I personally think the pro's & con's of leaning past peak will go on forever. Because that's exactly what it is, a bunch of pro's & con's.
 
I believe the restriction is more like you have to be <65-70%HP; LOP and 85%HP can result in engine damage.
The other important thing you need is not individual egt, so much as individual CHT - because you also cannot do LOP if any one cylinder is going to run outside the max operating range. Many are limited by mfg at 450F but I wouldn't go LOP if any cylinder was >375F.
The thing to read is articles by a guy named Deakin on Avweb.com.
 
Leaning and CHTs

Dangerkitty said:
They state that the engine actually runs much cooler and it is better for the engine. I never fully understood the concept but I didn't read into it all that much.

Obviously a richer mixture cools CHTs. And CHTs will rise while leaning to peak EGT. But if you continue to lean the engine will, let's say, "loose power" and actually result in lower CHTs.

It won't necessarily result in detonation but obviously enrichening the mixture before an application of power is pretty important.

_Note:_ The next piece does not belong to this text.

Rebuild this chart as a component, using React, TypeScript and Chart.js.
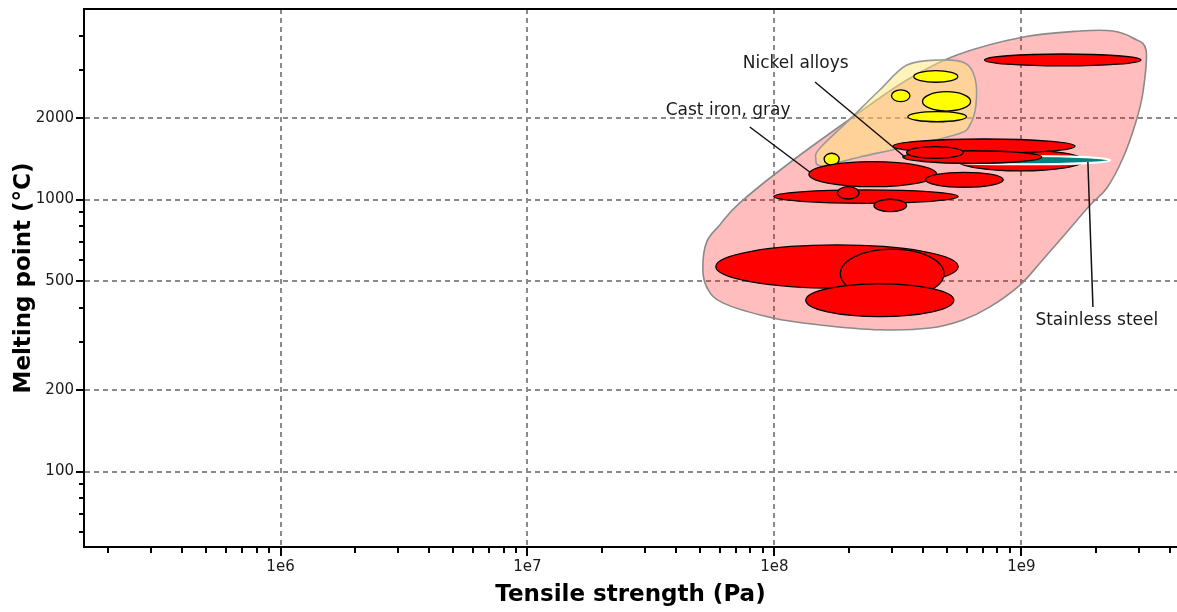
import React, { useEffect, useRef } from "react";
import { Chart, registerables } from "chart.js";

Chart.register(...registerables);

type Box = [number, number, number, number]; // tensile min, tensile max, melt min, melt max
type Pt = [number, number]; // tensile (Pa), melting point (°C)

// Axis ranges
const X_RANGE: [number, number] = [1.6e5, 4.27e9];
const Y_RANGE: [number, number] = [52.8, 5020];

// Tick values and labels
const xLabelTicks = [1e6, 1e7, 1e8, 1e9];
const xLabelTexts = ["1e6", "1e7", "1e8", "1e9"];
const xMinorTicks = [
  2e5, 3e5, 4e5, 5e5, 6e5, 7e5, 8e5, 9e5,
  2e6, 3e6, 4e6, 5e6, 6e6, 7e6, 8e6, 9e6,
  2e7, 3e7, 4e7, 5e7, 6e7, 7e7, 8e7, 9e7,
  2e8, 3e8, 4e8, 5e8, 6e8, 7e8, 8e8, 9e8,
  2e9, 3e9, 4e9,
];
const yLabelTicks = [100, 200, 500, 1000, 2000];
const yLabelTexts = ["100", "200", "500", "1000", "2000"];
const yMinorTicks = [60, 70, 80, 90, 300, 400, 600, 700, 800, 900, 3000, 4000];

// Family envelopes (metals, nickel alloys)
const metalsEnvelope: Pt[] = [
  [3.2e9, 3546], [3.11e9, 2486], [2.91e9, 1929], [2.58e9, 1422], [2.22e9, 1103],
  [1.9e9, 955], [1.47e9, 729], [1.19e9, 585], [9.87e8, 485], [7.46e8, 403],
  [5.8e8, 361], [4.26e8, 337], [2.67e8, 332], [1.53e8, 346], [9.85e7, 367],
  [6.18e7, 417], [5.32e7, 477], [5.13e7, 561], [5.32e7, 699], [6.01e7, 807],
  [7.24e7, 972], [1.15e8, 1363], [2.08e8, 2012], [3.44e8, 2751], [5.48e8, 3399],
  [1.02e9, 3959], [1.73e9, 4165], [2.35e9, 4165], [2.83e9, 3926],
];
const nickelEnvelope: Pt[] = [
  [3.44e8, 3124], [4.68e8, 3260], [5.91e8, 3177], [6.49e8, 2798], [6.55e8, 2227],
  [6.19e8, 1880], [5.53e8, 1742], [3.38e8, 1561], [2.22e8, 1434], [1.56e8, 1329],
  [1.47e8, 1422], [1.53e8, 1547], [1.97e8, 1929], [2.67e8, 2528],
];

// Material bubbles
const nickelBubbles: Box[] = [
  [3.67e8, 5.53e8, 2700, 2980],
  [2.98e8, 3.54e8, 2290, 2530],
  [3.98e8, 6.23e8, 2116, 2492],
  [3.47e8, 6.0e8, 1933, 2104],
  [1.59e8, 1.83e8, 1341, 1480],
];
const metalBubblesBack: Box[] = [
  [7.1e8, 3.05e9, 3100, 3430],
  [5.79e7, 5.55e8, 472, 681],
  [1.85e8, 4.86e8, 434, 657],
  [1.34e8, 5.33e8, 371, 490],
  [9.94e7, 5.55e8, 969, 1085],
  [1.8e8, 2.2e8, 1005, 1115],
  [2.53e8, 3.43e8, 903, 1003],
  [1.38e8, 4.54e8, 1115, 1378],
  [4.09e8, 8.45e8, 1110, 1260],
  [5.53e8, 1.78e9, 1274, 1521],
];
const stainlessBubbles: Box[] = [[4.68e8, 2.29e9, 1348, 1446]];
const metalBubblesFront: Box[] = [
  [3.02e8, 1.65e9, 1480, 1670],
  [3.31e8, 1.21e9, 1359, 1512],
  [3.43e8, 5.82e8, 1418, 1565],
];

// Annotations
const labelTexts = ["Nickel alloys", "Cast iron, gray", "Stainless steel"];
const labelAnchors: Pt[] = [[7.45e7, 3150], [3.63e7, 2116], [1.14e9, 358]];
const leaderLines: [Pt, Pt][] = [
  [[1.46e8, 2705], [3.38e8, 1434]],
  [[7.95e7, 1849], [1.39e8, 1263]],
  [[1.86e9, 1375], [1.95e9, 403]],
];

const FONT = "'DejaVu Sans', Verdana, sans-serif";

const ashbyPlugin = {
  id: "ashby",
  beforeDatasetsDraw(chart: any) {
    const { ctx, chartArea: a, scales } = chart;
    const xs = scales.x;
    const ys = scales.y;
    const px = (v: number) => xs.getPixelForValue(v);
    const py = (v: number) => ys.getPixelForValue(v);

    ctx.save();
    ctx.beginPath();
    ctx.rect(a.left, a.top, a.right - a.left, a.bottom - a.top);
    ctx.clip();

    const hull = (pts: Pt[], fill: string, stroke: string) => {
      const p = pts.map(([vx, vy]) => [px(vx), py(vy)]);
      const n = p.length;
      ctx.beginPath();
      ctx.moveTo(p[0][0], p[0][1]);
      for (let i = 0; i < n; i++) {
        const p0 = p[(i - 1 + n) % n];
        const p1 = p[i];
        const p2 = p[(i + 1) % n];
        const p3 = p[(i + 2) % n];
        const c1x = p1[0] + (p2[0] - p0[0]) / 6;
        const c1y = p1[1] + (p2[1] - p0[1]) / 6;
        const c2x = p2[0] - (p3[0] - p1[0]) / 6;
        const c2y = p2[1] - (p3[1] - p1[1]) / 6;
        ctx.bezierCurveTo(c1x, c1y, c2x, c2y, p2[0], p2[1]);
      }
      ctx.closePath();
      ctx.fillStyle = fill;
      ctx.fill();
      ctx.lineWidth = 1.6;
      ctx.strokeStyle = stroke;
      ctx.stroke();
    };

    const ell = (b: Box, fill: string, stroke: string, lw: number) => {
      const x0 = px(b[0]), x1 = px(b[1]);
      const y0 = py(b[2]), y1 = py(b[3]);
      const cx = (x0 + x1) / 2, cy = (y0 + y1) / 2;
      const rx = Math.abs(x1 - x0) / 2, ry = Math.abs(y1 - y0) / 2;
      ctx.beginPath();
      ctx.ellipse(cx, cy, rx, ry, 0, 0, Math.PI * 2);
      ctx.fillStyle = fill;
      ctx.fill();
      ctx.lineWidth = lw;
      ctx.strokeStyle = stroke;
      ctx.stroke();
    };

    hull(metalsEnvelope, "rgba(255,0,0,0.26)", "#8a8a8a");
    hull(nickelEnvelope, "rgba(255,232,120,0.5)", "#9a9a9a");
    nickelBubbles.forEach((b) => ell(b, "#ffff00", "#000", 1.3));
    metalBubblesBack.forEach((b) => ell(b, "#ff0000", "#000", 1.3));
    stainlessBubbles.forEach((b) => ell(b, "#008080", "#ffffff", 2));
    metalBubblesFront.forEach((b) => ell(b, "#ff0000", "#000", 1.3));

    // leader lines
    ctx.strokeStyle = "#111";
    ctx.lineWidth = 1.5;
    leaderLines.forEach(([s, e]) => {
      ctx.beginPath();
      ctx.moveTo(px(s[0]), py(s[1]));
      ctx.lineTo(px(e[0]), py(e[1]));
      ctx.stroke();
    });

    // labels
    ctx.fillStyle = "#1a1a1a";
    ctx.font = `17px ${FONT}`;
    ctx.textAlign = "left";
    ctx.textBaseline = "middle";
    labelTexts.forEach((t, i) => {
      ctx.fillText(t, px(labelAnchors[i][0]), py(labelAnchors[i][1]));
    });
    ctx.restore();
  },
  afterDraw(chart: any) {
    const { ctx, chartArea: a, scales } = chart;
    ctx.save();
    ctx.strokeStyle = "#000";
    ctx.lineWidth = 2;
    // top frame line
    ctx.beginPath();
    ctx.moveTo(a.left - 1, a.top);
    ctx.lineTo(a.right, a.top);
    ctx.stroke();
    // tick marks
    scales.x.ticks.forEach((t: any) => {
      const major = xLabelTicks.includes(t.value);
      const x = Math.round(scales.x.getPixelForValue(t.value));
      ctx.beginPath();
      ctx.moveTo(x, a.bottom);
      ctx.lineTo(x, a.bottom + (major ? 9 : 6));
      ctx.stroke();
    });
    scales.y.ticks.forEach((t: any) => {
      const major = yLabelTicks.includes(t.value);
      const y = Math.round(scales.y.getPixelForValue(t.value));
      ctx.beginPath();
      ctx.moveTo(a.left - (major ? 8 : 5), y);
      ctx.lineTo(a.left, y);
      ctx.stroke();
    });
    ctx.restore();
  },
};

export default function App() {
  const ref = useRef<HTMLCanvasElement | null>(null);

  useEffect(() => {
    if (!ref.current) return;
    const xTicksAll = [...xMinorTicks, ...xLabelTicks].sort((p, q) => p - q);
    const yTicksAll = [...yMinorTicks, ...yLabelTicks].sort((p, q) => p - q);
    const chart = new Chart(ref.current, {
      type: "scatter",
      data: { datasets: [] },
      options: {
        animation: false,
        responsive: false,
        layout: { padding: { top: 9, left: 0, right: 0, bottom: 0 } },
        plugins: { legend: { display: false }, tooltip: { enabled: false } },
        scales: {
          x: {
            type: "logarithmic",
            position: "bottom",
            min: X_RANGE[0],
            max: X_RANGE[1],
            afterBuildTicks: (s: any) => {
              s.ticks = xTicksAll.map((v) => ({ value: v }));
            },
            afterFit: (s: any) => {
              s.height = 65;
              s.paddingLeft = 0;
              s.paddingRight = 0;
            },
            ticks: {
              autoSkip: false,
              maxRotation: 0,
              padding: 11,
              color: "#1a1a1a",
              font: { family: FONT, size: 15 },
              callback: (v: any) => {
                const i = xLabelTicks.indexOf(Number(v));
                return i >= 0 ? xLabelTexts[i] : "";
              },
            },
            grid: {
              drawTicks: false,
              lineWidth: 2,
              color: (c: any) =>
                c.tick && xLabelTicks.includes(c.tick.value) ? "#8a8a8a" : "rgba(0,0,0,0)",
            },
            border: { display: true, color: "#000", width: 2, dash: [5, 4] },
            title: {
              display: true,
              text: "Tensile strength (Pa)",
              color: "#000",
              font: { family: FONT, size: 23, weight: "bold", lineHeight: 1.2 },
              padding: { top: 0, bottom: 3 },
            },
          },
          y: {
            type: "logarithmic",
            position: "left",
            min: Y_RANGE[0],
            max: Y_RANGE[1],
            afterBuildTicks: (s: any) => {
              s.ticks = yTicksAll.map((v) => ({ value: v }));
            },
            afterFit: (s: any) => {
              s.width = 84;
              s.paddingTop = 0;
              s.paddingBottom = 0;
            },
            ticks: {
              autoSkip: false,
              padding: 10,
              color: "#1a1a1a",
              font: { family: FONT, size: 15 },
              callback: (v: any) => {
                const i = yLabelTicks.indexOf(Number(v));
                return i >= 0 ? yLabelTexts[i] : "";
              },
            },
            grid: {
              drawTicks: false,
              lineWidth: 2,
              color: (c: any) =>
                c.tick && yLabelTicks.includes(c.tick.value) ? "#8a8a8a" : "rgba(0,0,0,0)",
            },
            border: { display: true, color: "#000", width: 2, dash: [5, 4] },
            title: {
              display: true,
              text: "Melting point (°C)",
              color: "#000",
              font: { family: FONT, size: 23, weight: "bold", lineHeight: 1.2 },
              padding: { top: 10, bottom: 0 },
            },
          },
        },
      },
      plugins: [ashbyPlugin],
    } as any);
    return () => chart.destroy();
  }, []);

  return (
    <div style={{ position: "absolute", left: 0, top: 0, width: 1177, height: 612, background: "#fff" }}>
      <canvas ref={ref} width={1177} height={612} style={{ display: "block" }} />
    </div>
  );
}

I probably follow the Rep's advice, they usually know best.
 
Like I said I really dont understand it but I have been flying piston's very very very rarely the past 10 or so years.

I prefer turbine.
 
Lop Or Pol

GravityHater said:
I believe the restriction is more like you have to be <65-70%HP; LOP and 85%HP can result in engine damage.
The other important thing you need is not individual egt, so much as individual CHT - because you also cannot do LOP if any one cylinder is going to run outside the max operating range. Many are limited by mfg at 450F but I wouldn't go LOP if any cylinder was >375F.
The thing to read is articles by a guy named Deakin on Avweb.com.

Do you mean "lean of peak" or "peak of lean"? If you lean after peak ("lean of peak") you could burn a piston or valve.
 
Bryan D said:
Do you mean "lean of peak" or "peak of lean"? If you lean after peak ("lean of peak") you could burn a piston or valve.

Not if you have precise enough fuel control. By definition, lean of peak EGT is also cooler than peak EGT, yes?
 
Bryan D said:
Do you mean "lean of peak" or "peak of lean"? If you lean after peak ("lean of peak") you could burn a piston or valve.

That's the myth these folks have been busting for the last 5-10 years... lean of peak (LOP) in SOME circumstances, if done correctly, IS safe for your engine and will NOT result in burned valves if you follow all the caveats.
In fact they say it is a better way to run some engines.

I used to violently resist this philosophy too until I did some learning about it! It seems it is less of an opinion now.... they have developed some pretty good science to back it up.